Although machine learning has frequently been applied to different fields, trust is still an issue when it comes to suggesting it as a business solution to stakeholders. Deep learning is considered to be a black box, as a very high level of expertise is required to validate and find mistakes. In addition, the lack of insight increases the time needed to test and release models.
PwC Italy sponsored the work of engineer Luke Phairatt, who explored machine learning models using Local Interpretable Model-Agnostic Explanations (LIME) as a baseline deep learning tool for emotion classifiers (Xception), with the Kaggle data set as a case study. This project was supported by Luke’s mentor Simone Scardapane, researcher at La Sapienza University, and by Sébastien Bratières, Faculty Director of the AI Programme.
Video of the final presentation of the project
This work explores a new solution based on Local Interpretable Model-Agnostic Explanations (called LIME) which visually explains the reasons for the predictions. It uses emotion classification as a case study to determine the feasibility of interpreting black box models. The study demonstrates this by applying the interpreter (LIME) to the emotion classifier in order to highlight key facial features of each emotion type. By observing the results, it is possible to understand how well the interpretation method and the tool perform based on the match between the facial captions and the human interpretation.
Machine learning has increasingly been applied in sectors such as healthcare, public security, ATM alert systems, entertainment, market research and autonomous driving, but there is still a long road ahead when it comes to achieving greater accuracy.
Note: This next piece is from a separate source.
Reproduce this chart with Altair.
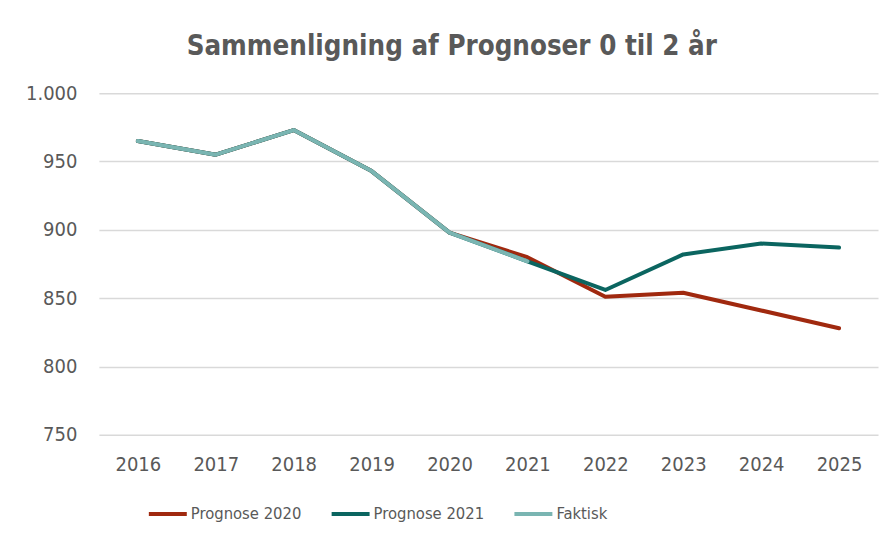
import altair as alt
import pandas as pd

years = [str(y) for y in range(2016, 2026)]
faktisk = [965, 955, 973, 943, 898, 877, None, None, None, None]
prognose_2020 = [965, 955, 973, 943, 898, 880, 851, 854, 841, 828]
prognose_2021 = [965, 955, 973, 943, 898, 877, 856, 882, 890, 887]

series = ["Prognose 2020", "Prognose 2021", "Faktisk"]
colors = ["#A0290F", "#0B6560", "#7AB5B2"]

rows = []
for name, vals in zip(series, [prognose_2020, prognose_2021, faktisk]):
    for yr, v in zip(years, vals):
        if v is not None:
            rows.append({"År": yr, "Værdi": v, "Serie": name, "order": series.index(name)})
df = pd.DataFrame(rows)

FONT = "DejaVu Sans Condensed"

chart = alt.Chart(df).mark_line(strokeWidth=4, strokeCap="round", strokeJoin="round").encode(
    x=alt.X("År:O", sort=years, title=None,
            scale=alt.Scale(padding=0.5),
            axis=alt.Axis(labelAngle=0, domain=False, ticks=False, grid=False,
                          labelFontSize=20, labelColor="#595959", labelFont=FONT,
                          labelPadding=20)),
    y=alt.Y("Værdi:Q", title=None,
            scale=alt.Scale(domain=[750, 1000], nice=False, zero=False),
            axis=alt.Axis(values=[750, 800, 850, 900, 950, 1000], domain=False, ticks=False,
                          gridColor="#D9D9D9", gridWidth=1.5,
                          labelExpr="replace(format(datum.value, ','), ',', '.')",
                          labelFontSize=20, labelColor="#595959", labelFont=FONT,
                          labelPadding=22)),
    color=alt.Color("Serie:N", sort=series,
                    scale=alt.Scale(domain=series, range=colors),
                    legend=alt.Legend(title=None, orient="none", direction="horizontal",
                                      legendX=48, legendY=400,
                                      symbolType="stroke", symbolStrokeWidth=4, symbolSize=1444,
                                      labelFontSize=16.5, labelColor="#595959", labelFont=FONT,
                                      columnPadding=22, labelOffset=2)),
    order=alt.Order("order:Q"),
    detail="Serie:N",
).properties(
    width=780,
    height=342,
    background="white",
    title=alt.TitleParams("Sammenligning af Prognoser 0 til 2 år", fontSize=27.5, font=FONT,
                          fontWeight="bold", color="#595959", offset=23, anchor="middle",
                          frame="bounds"),
    padding={"left": 17, "top": 24, "right": 10, "bottom": 10},
).configure_view(stroke=None, strokeWidth=0)

chart.save("out.html", embed_options={"renderer": "svg", "actions": False})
To improve these machine learning models, it is important to understand which features are used to make the predictions, making sure that the reasoning logic is aligned with the human interpretation.
Data set. The emotion classifier for this project uses a convolutional neural network developed by Xception’s Convolutional Network Model. This was chosen as a baseline model as it provides reasonable accuracy as well as further insights that could be explored using the interpreter. Before applying the model to the interpreter, the model was re-trained with full images to confirm the expected accuracy.
Interpreting Black Box Models. Many different models weren’t designed to be interpretable. Approaches to explaining a black box model aim to extract information from the trained model in order to justify the outcomes of its predictions without knowing how the model works in detail. The literature features various innovative solutions in addition to research publications that suggest different techniques for interpreting deep learning models. LIME was identified as the best tool for this project, as it allows the interpretation process to be separate from the model implementation. The LIME approach does not require any specific model implementation, so the emotion classifier could be used as-is. In addition, LIME supports deep neural network models on image classification.
Explaining the LIME approach. LIME is a method that uses interpretable models which can explain the individual predictions of any black box model. The core of the LIME approach is to use interpretable models (Ridge or K-LASSO) to locally measure the importance of the input features in terms of how much they contribute to a given prediction.
Data selection. To capture essential interpretations without losing generality in the data selection process, ‘Softmax probability’ and ‘Confusion matrix’ were used as the criteria to pick relevant cases from within the data set.
Interpreting the emotion classifier. LIME was applied as it would be by a human analyst trying to gain insights into a classifier’s labelling. The research set a number of features for visualisation in order to highlight only the key descriptions. Based on the experiment to understand how the emotion classifier is working on the prediction, the research project uses the interpreter (LIME) to validate the features of every emotion being compared. The goal is to fully understand how the classifier picks up the signs of all emotion types.
The interpreting model was identified as an important aspect in order to gain trust when it comes to deploying ‘black box’ models in the real world. As demonstrated in this project, LIME provides good insights into the emotion classifier, helping us to understand the logic behind the prediction and identify faults when training the classifier. Improvements were made and the level of trust in the model increased. In addition, a deeply hidden issue – the incorrect association of a dark tone with a ‘sad’ emotion – was discovered very quickly using this interpretation approach. This could save a lot of time and resources in terms of testing and finding mistakes in real-world applications.
This project focuses on emotion classification within seven classes. It raises the question of how well the approach performs when faced with a larger data set and more classes (e.g. recognition of 500 different objects). Would a local fidelity approach (as in LIME) still reflect the correct interpretation of the global model? This area was not explored in this project and remains open for future research. With a small number of classes (e.g. seven emotions), the technique using softmax probability and a confusion matrix is adequate in order to select some interesting samples to investigate. However, with a hundred classes or more, it would be possible to go further in terms of data selection in order to capture all the model’s potential faults. This issue could also be addressed in future research.